The Paperless Office - Myth or Possibility?
- By John Fisher
- February 1st, 2002
The paperless office? For now, it exists in the same mythical 21st century inhabited by the Jetsons and their flying car. Despite laptops, handhelds, portable phones and a bevy of other digital gadgets, Americans print an estimated 600 million documents every day.
There’s no doubt that digital records offer benefits -- easy document creation; rapid search and retrieval of information; inexpensive, speedy transmission of data; and the ability to reuse or adapt a document. But no digital technology so far has replicated the usability and familiarity of paper.
But make no mistake, digital technology has changed the way we do business in fundamental ways. Paper still remains the base operating system on which all information can eventually be disseminated. What has changed is the type of delivery vehicle used to share ideas and information. We can share volumes of information electronically via e-mail. We can dress up the information with pictures, drawings or graphs so that the information is readily absorbed. We can distribute information across the globe with a click of a mouse. And what do you do when you receive information? You probably print the document for your review and storage.

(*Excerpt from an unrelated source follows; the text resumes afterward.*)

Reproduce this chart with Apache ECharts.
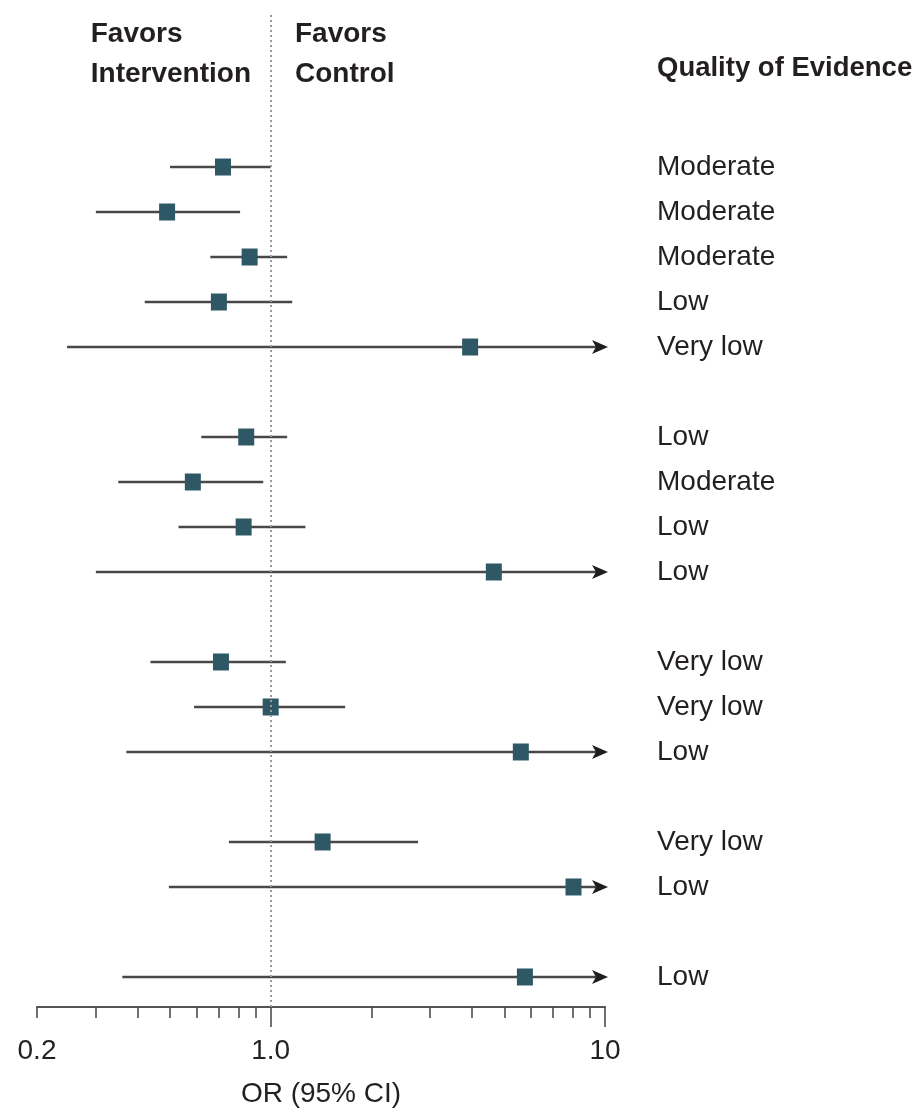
<!DOCTYPE html>
<html>
<head>
<meta charset="utf-8">
<script src="https://cdn.jsdelivr.net/npm/echarts@6/dist/echarts.min.js"></script>
<style>
  html, body { margin: 0; padding: 0; background: #ffffff; }
  #chart { width: 920px; height: 1113px; }
</style>
</head>
<body>
<div id="chart"></div>
<script>
// Rows are listed top to bottom; a blank row separates consecutive groups
const groupSizes = [5, 4, 3, 2, 1];
const oddsRatio = [0.72, 0.49, 0.865, 0.70, 3.95, 0.845, 0.585, 0.83, 4.65, 0.71, 1.0, 5.6, 1.43, 8.05, 5.76];
const ciLower   = [0.50, 0.30, 0.66, 0.42, 0.246, 0.62, 0.35, 0.53, 0.30, 0.437, 0.59, 0.37, 0.75, 0.496, 0.36];
// null: upper limit lies beyond the right end of the axis (drawn as an arrow)
const ciUpper   = [1.0, 0.81, 1.12, 1.16, null, 1.12, 0.95, 1.27, null, 1.11, 1.67, null, 2.76, null, null];
const quality = ['Moderate', 'Moderate', 'Moderate', 'Low', 'Very low',
                 'Low', 'Moderate', 'Low', 'Low',
                 'Very low', 'Very low', 'Low',
                 'Very low', 'Low',
                 'Low'];
const axisMin = 0.2;
const axisMax = 10;
const tickLabelValues = [0.2, 1, 10];
const minorTickValues = [0.2, 0.3, 0.4, 0.5, 0.6, 0.7, 0.8, 0.9, 2, 3, 4, 5, 6, 7, 8, 9];
const majorTickValues = [1, 10];

// vertical slot of every row, leaving one empty slot between groups
const rowSlot = [];
(function () {
  let s = 0;
  groupSizes.forEach(function (n) {
    for (let i = 0; i < n; i++) rowSlot.push(s++);
    s++;
  });
})();

const FONT = 'Liberation Sans, Arial, sans-serif';
const INK = '#231f20';
const BOX = '#2e5866';
const WHISKER = '#484848';

const rows = oddsRatio.map(function (v, i) {
  const open = ciUpper[i] == null;
  return [rowSlot[i], v, ciLower[i], open ? axisMax : ciUpper[i], open ? 1 : 0, i];
});

const chart = echarts.init(document.getElementById('chart'), null, { renderer: 'canvas' });

function fmtTick(v) {
  const r = Math.round(v * 100) / 100;
  if (r === 1) return '1.0';
  return String(r);
}

const option = {
  backgroundColor: '#ffffff',
  animation: false,
  textStyle: { fontFamily: FONT },
  grid: { left: 37, right: 315, top: 15, bottom: 106, containLabel: false },
  xAxis: [
    {
      type: 'log', logBase: 10, min: axisMin, max: axisMax, position: 'bottom',
      axisLine: { show: true, onZero: false, lineStyle: { color: '#555555', width: 2 } },
      axisTick: { show: true, inside: false, length: 11, customValues: minorTickValues,
                  lineStyle: { color: '#444444', width: 1.5 } },
      axisLabel: { show: false },
      splitLine: { show: false },
      minorTick: { show: false }
    },
    {
      type: 'log', logBase: 10, min: axisMin, max: axisMax, position: 'bottom',
      axisLine: { show: false, onZero: false },
      axisTick: { show: true, inside: false, length: 20, customValues: majorTickValues,
                  lineStyle: { color: '#444444', width: 1.5 } },
      axisLabel: { show: true, customValues: tickLabelValues, margin: 30,
                   fontSize: 28, color: INK, fontFamily: FONT, formatter: fmtTick },
      splitLine: { show: false },
      name: 'OR (95% CI)', nameLocation: 'middle', nameGap: 73,
      nameTextStyle: { fontSize: 28, color: INK, fontFamily: FONT }
    }
  ],
  yAxis: {
    type: 'value', inverse: true, min: -3.378, max: 18.667, show: false
  },
  graphic: [
    { type: 'text', right: 669, top: 14,
      style: { text: 'Favors\nIntervention', align: 'right', fill: INK,
               font: 'bold 28px ' + FONT, lineHeight: 40 } },
    { type: 'text', left: 295, top: 14,
      style: { text: 'Favors\nControl', align: 'left', fill: INK,
               font: 'bold 28px ' + FONT, lineHeight: 40 } },
    { type: 'text', left: 657, top: 54,
      style: { text: 'Quality of Evidence', fill: INK, font: 'bold 27.5px ' + FONT } }
  ],
  series: [
    {
      type: 'custom',
      xAxisIndex: 0,
      yAxisIndex: 0,
      data: rows,
      encode: { x: [1, 2, 3], y: 0 },
      renderItem: function (params, api) {
        const slot = api.value(0);
        const mid = api.coord([api.value(1), slot]);
        const lo = api.coord([api.value(2), slot]);
        const hi = api.coord([api.value(3), slot]);
        const open = api.value(4) === 1;
        const idx = api.value(5);
        const y = mid[1];
        const gridRight = params.coordSys.x + params.coordSys.width;
        const children = [];
        children.push({
          type: 'line',
          shape: { x1: lo[0], y1: y, x2: open ? hi[0] - 4 : hi[0], y2: y },
          style: { stroke: WHISKER, lineWidth: 2.4 }
        });
        if (open) {
          const tx = hi[0] + 3;
          children.push({
            type: 'polygon',
            shape: { points: [[tx, y], [tx - 16, y - 7], [tx - 12, y], [tx - 16, y + 7]] },
            style: { fill: '#1e1e1e' }
          });
        }
        children.push({
          type: 'rect',
          shape: { x: mid[0] - 8, y: y - 8.5, width: 16, height: 17 },
          style: { fill: BOX }
        });
        children.push({
          type: 'text',
          x: gridRight + 52, y: y,
          style: { text: quality[idx], fill: INK, font: '28px ' + FONT,
                   verticalAlign: 'middle', align: 'left' }
        });
        return { type: 'group', children: children };
      },
      markLine: {
        silent: true,
        symbol: 'none',
        label: { show: false },
        lineStyle: { color: '#9a9a9a', type: [2, 3], width: 2 },
        data: [{ xAxis: 1 }]
      },
      z: 3
    }
  ]
};

chart.setOption(option);
</script>
</body>
</html>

Colleges and universities have significant space issues. They need to place more information -- in more multimedia forms -- in more locations, accessible by more individuals. While it’s wise to decrease paper use wherever possible, the fact is that it’s virtually impossible to eliminate paper. The challenge, then, is to find better ways to store it.
Mobile storage provides maximum storage density by eliminating the space required for multiple stationary aisles. Mounted on carriages and rails, these movable storage systems compact to turn wasted aisle space into productive workspace. Until recently, mobile storage systems were available only as permanently installed systems. Now, new freestanding options allow for easy, above-the-floor installation of smaller units that can be readily adapted as needs change.
Why mobile storage? First and foremost, mobile storage saves space. Tons of space. At the beginning of any project, the space saving can mean a drastic reduction in the construction cost of any new building or renovation. High-density storage can reduce physical floor space requirements compared to traditional storage methods by 100 percent or more. Above-the-floor systems can increase storage capacity by 40 percent. Mobile systems can also be used in existing buildings, maximizing space efficiency.
Information storage technologies will continue to grow. Each of us will be able to access more and more data from a variety of sources. And as we access more information, we will undoubtedly create a greater need to store our responses to this information. Storing this information in the most accessible medium available still means paper. It is still the “base operating system” of choice.
Mobile storage, whether installed or freestanding, provides the flexibility and space savings necessary to accommodate the needs of the 21st century office. With better information storage, university researchers can forget about the paperless office and start working on that flying car.